Anomaly synthesis and detection in accounting data via a generative adversarial network
Abstract
To address the challenge of anomaly detection in high-dimensional, heterogeneous accounting data, we propose MF-GAN, a multimodal fusion framework that integrates synthesis and detection within a unified architecture. MF-GAN employs a dual-branch spatio-temporal generator: a temporal branch with regional residual learning to extract sequence dynamics, and a spatial branch based on convolutional networks to capture unstructured features from voucher images and associated text.

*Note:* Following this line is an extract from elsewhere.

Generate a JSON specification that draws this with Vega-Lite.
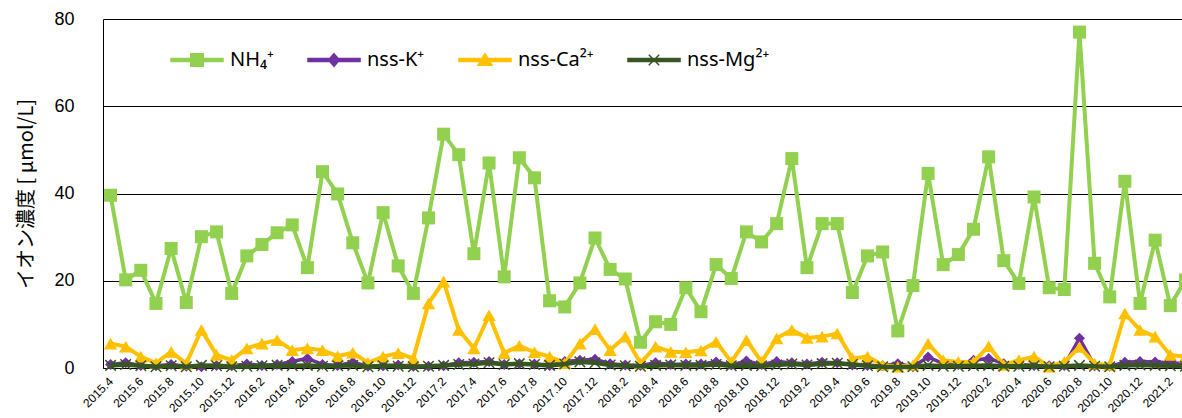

A generative sample-augmentation mechanism—combining bootstrap resampling with noise injection—produces realistic anomalous samples, improving recall of rare anomaly types by 18.6% on a corpus of 180,000 real accounting records and the EAAD dataset containing 3,200 labeled anomalies, thereby mitigating severe class imbalance. We further introduce a dynamic-weight joint optimization scheme that unifies generator and discriminator losses for collaborative training; ablating this component reduces performance by 21.4%, underscoring the importance of gradient co-training for generalization in unsupervised settings. Experimental results show that MF-GAN achieves 78.48% precision, 96.67% recall, and a 19% F1 improvement over mainstream baselines on EAAD. On the CBFAD dataset, MF-GAN attains 76.48% precision, 86.67% recall, and an 86.05% F1 score. The framework overcomes feature-extraction bottlenecks in high-dimensional time series and, through generative–discriminative co-optimization, provides an interpretable and practical pathway for financial anti-fraud supervision.